INSTRUCTIONS FOR THE TASK: Return the material word for word. Do not include pictures.

* Start *

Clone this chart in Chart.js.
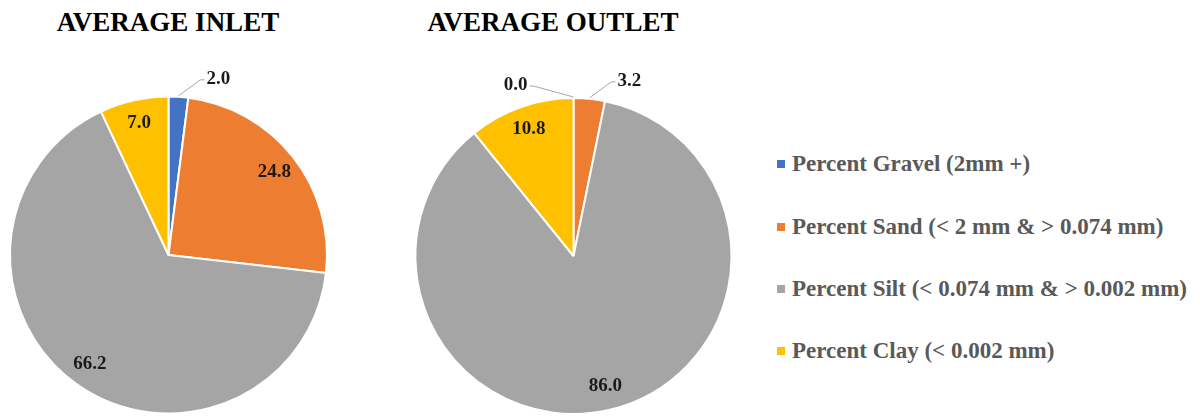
<!DOCTYPE html>
<html>
<head>
<meta charset="utf-8">
<script src="https://cdn.jsdelivr.net/npm/chart.js@4.4.1/dist/chart.umd.min.js"></script>
<style>
  html, body { margin: 0; padding: 0; background: #fff; }
  #wrap { position: relative; width: 1200px; height: 418px; overflow: hidden; font-family: "Liberation Serif", "Times New Roman", serif; }
  .box { position: absolute; top: 0; }
  .title { position: absolute; top: 7px; font-weight: bold; font-size: 27px; color: #000; white-space: nowrap; transform: translateX(-50%); }
  #legend { position: absolute; left: 777px; top: 0; }
  .leg-item { position: absolute; left: 0; white-space: nowrap; font-weight: bold; font-size: 23px; color: #595959; transform: translateY(-50%); }
  .leg-item i { display: inline-block; width: 8px; height: 8px; margin-right: 7px; vertical-align: middle; position: relative; top: -2px; }
</style>
</head>
<body>
<div id="wrap">
  <div class="title" style="left:168px;">AVERAGE INLET</div>
  <div class="title" style="left:553px;">AVERAGE OUTLET</div>
  <div class="box" style="left:0;width:390px;height:418px;"><canvas id="chart-inlet"></canvas></div>
  <div class="box" style="left:395px;width:370px;height:418px;"><canvas id="chart-outlet"></canvas></div>
  <div id="legend"></div>
</div>
<script>
const categories = [
  'Percent Gravel (2mm +)',
  'Percent Sand (< 2 mm & > 0.074 mm)',
  'Percent Silt (< 0.074 mm & > 0.002 mm)',
  'Percent Clay (< 0.002 mm)'
];
const inletValues = [2.0, 24.8, 66.2, 7.0];
const outletValues = [0.0, 3.2, 86.0, 10.8];
const sliceColors = ['#4472C4', '#ED7D31', '#A5A5A5', '#FFC000'];

// draws value labels: inside for big slices, outside with a leader line for small ones
const sliceLabels = {
  id: 'sliceLabels',
  afterDatasetsDraw(chart) {
    const ctx = chart.ctx;
    const meta = chart.getDatasetMeta(0);
    const vals = chart.data.datasets[0].data;
    ctx.save();
    ctx.font = 'bold 19px "Liberation Serif", "Times New Roman", serif';
    ctx.fillStyle = '#1a1a1a';
    ctx.textBaseline = 'middle';
    meta.data.forEach((arc, i) => {
      const p = arc.getProps(['x', 'y', 'startAngle', 'endAngle', 'outerRadius'], true);
      const mid = (p.startAngle + p.endAngle) / 2;
      const txt = vals[i].toFixed(1);
      if (vals[i] >= 5) {
        const r = p.outerRadius * 0.85;
        ctx.textAlign = 'center';
        ctx.fillText(txt, p.x + Math.cos(mid) * r, p.y + Math.sin(mid) * r);
        return;
      }
      const side = vals[i] === 0 ? -1 : 1;
      const ex = p.x + Math.cos(mid) * (p.outerRadius + 1);
      const ey = p.y + Math.sin(mid) * (p.outerRadius + 1);
      const lx = ex + side * (side > 0 ? 22 : 40);
      const ly = ey - (side > 0 ? 16 : 11);
      ctx.strokeStyle = '#a6a6a6';
      ctx.lineWidth = 1;
      ctx.beginPath();
      ctx.moveTo(ex, ey);
      ctx.lineTo(lx, ly);
      ctx.lineTo(lx + side * 4, ly);
      ctx.stroke();
      ctx.textAlign = side > 0 ? 'left' : 'right';
      ctx.fillText(txt, lx + side * 6, ly - 1);
    });
    ctx.restore();
  }
};

function buildPie(id, values, padding) {
  return new Chart(document.getElementById(id), {
    type: 'pie',
    data: {
      labels: categories,
      datasets: [{
        data: values,
        backgroundColor: sliceColors,
        borderColor: '#ffffff',
        borderWidth: 2
      }]
    },
    options: {
      responsive: true,
      maintainAspectRatio: false,
      animation: false,
      layout: { padding },
      plugins: { legend: { display: false }, tooltip: { enabled: false } }
    },
    plugins: [sliceLabels]
  });
}

buildPie('chart-inlet', inletValues, { left: 9, top: 95, right: 390 - 328, bottom: 3 });
buildPie('chart-outlet', outletValues, { left: 414 - 395, top: 97, right: 370 - (733 - 395), bottom: 3 });

const legendTops = [164, 227, 289, 351];
document.getElementById('legend').innerHTML = categories.map((c, i) =>
  `<div class="leg-item" style="top:${legendTops[i]}px;"><i style="background:${sliceColors[i]}"></i>${c.replace(/</g, '&lt;').replace(/>/g, '&gt;')}</div>`
).join('');
</script>
</body>
</html>
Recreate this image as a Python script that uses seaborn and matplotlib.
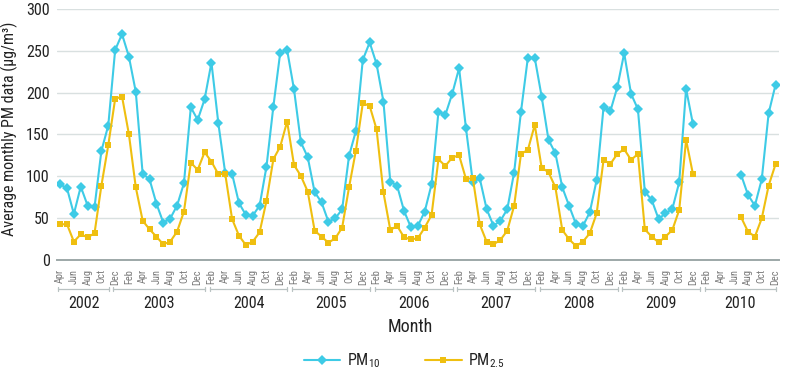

* End *

FINAL ANSWER:
Clone this chart in Chart.js.
<!DOCTYPE html>
<html>
<head>
<meta charset="utf-8">
<script src="https://cdn.jsdelivr.net/npm/chart.js@4.4.1/dist/chart.umd.min.js"></script>
<style>
  html, body { margin: 0; padding: 0; background: #fff; }
  #wrap { position: relative; width: 1200px; height: 418px; overflow: hidden; font-family: "Liberation Serif", "Times New Roman", serif; }
  .box { position: absolute; top: 0; }
  .title { position: absolute; top: 7px; font-weight: bold; font-size: 27px; color: #000; white-space: nowrap; transform: translateX(-50%); }
  #legend { position: absolute; left: 777px; top: 0; }
  .leg-item { position: absolute; left: 0; white-space: nowrap; font-weight: bold; font-size: 23px; color: #595959; transform: translateY(-50%); }
  .leg-item i { display: inline-block; width: 8px; height: 8px; margin-right: 7px; vertical-align: middle; position: relative; top: -2px; }
</style>
</head>
<body>
<div id="wrap">
  <div class="title" style="left:168px;">AVERAGE INLET</div>
  <div class="title" style="left:553px;">AVERAGE OUTLET</div>
  <div class="box" style="left:0;width:390px;height:418px;"><canvas id="chart-inlet"></canvas></div>
  <div class="box" style="left:395px;width:370px;height:418px;"><canvas id="chart-outlet"></canvas></div>
  <div id="legend"></div>
</div>
<script>
const categories = [
  'Percent Gravel (2mm +)',
  'Percent Sand (< 2 mm & > 0.074 mm)',
  'Percent Silt (< 0.074 mm & > 0.002 mm)',
  'Percent Clay (< 0.002 mm)'
];
const inletValues = [2.0, 24.8, 66.2, 7.0];
const outletValues = [0.0, 3.2, 86.0, 10.8];
const sliceColors = ['#4472C4', '#ED7D31', '#A5A5A5', '#FFC000'];

// draws value labels: inside for big slices, outside with a leader line for small ones
const sliceLabels = {
  id: 'sliceLabels',
  afterDatasetsDraw(chart) {
    const ctx = chart.ctx;
    const meta = chart.getDatasetMeta(0);
    const vals = chart.data.datasets[0].data;
    ctx.save();
    ctx.font = 'bold 19px "Liberation Serif", "Times New Roman", serif';
    ctx.fillStyle = '#1a1a1a';
    ctx.textBaseline = 'middle';
    meta.data.forEach((arc, i) => {
      const p = arc.getProps(['x', 'y', 'startAngle', 'endAngle', 'outerRadius'], true);
      const mid = (p.startAngle + p.endAngle) / 2;
      const txt = vals[i].toFixed(1);
      if (vals[i] >= 5) {
        const r = p.outerRadius * 0.85;
        ctx.textAlign = 'center';
        ctx.fillText(txt, p.x + Math.cos(mid) * r, p.y + Math.sin(mid) * r);
        return;
      }
      const side = vals[i] === 0 ? -1 : 1;
      const ex = p.x + Math.cos(mid) * (p.outerRadius + 1);
      const ey = p.y + Math.sin(mid) * (p.outerRadius + 1);
      const lx = ex + side * (side > 0 ? 22 : 40);
      const ly = ey - (side > 0 ? 16 : 11);
      ctx.strokeStyle = '#a6a6a6';
      ctx.lineWidth = 1;
      ctx.beginPath();
      ctx.moveTo(ex, ey);
      ctx.lineTo(lx, ly);
      ctx.lineTo(lx + side * 4, ly);
      ctx.stroke();
      ctx.textAlign = side > 0 ? 'left' : 'right';
      ctx.fillText(txt, lx + side * 6, ly - 1);
    });
    ctx.restore();
  }
};

function buildPie(id, values, padding) {
  return new Chart(document.getElementById(id), {
    type: 'pie',
    data: {
      labels: categories,
      datasets: [{
        data: values,
        backgroundColor: sliceColors,
        borderColor: '#ffffff',
        borderWidth: 2
      }]
    },
    options: {
      responsive: true,
      maintainAspectRatio: false,
      animation: false,
      layout: { padding },
      plugins: { legend: { display: false }, tooltip: { enabled: false } }
    },
    plugins: [sliceLabels]
  });
}

buildPie('chart-inlet', inletValues, { left: 9, top: 95, right: 390 - 328, bottom: 3 });
buildPie('chart-outlet', outletValues, { left: 414 - 395, top: 97, right: 370 - (733 - 395), bottom: 3 });

const legendTops = [164, 227, 289, 351];
document.getElementById('legend').innerHTML = categories.map((c, i) =>
  `<div class="leg-item" style="top:${legendTops[i]}px;"><i style="background:${sliceColors[i]}"></i>${c.replace(/</g, '&lt;').replace(/>/g, '&gt;')}</div>`
).join('');
</script>
</body>
</html>
Recreate this image as a Python script that uses seaborn and matplotlib.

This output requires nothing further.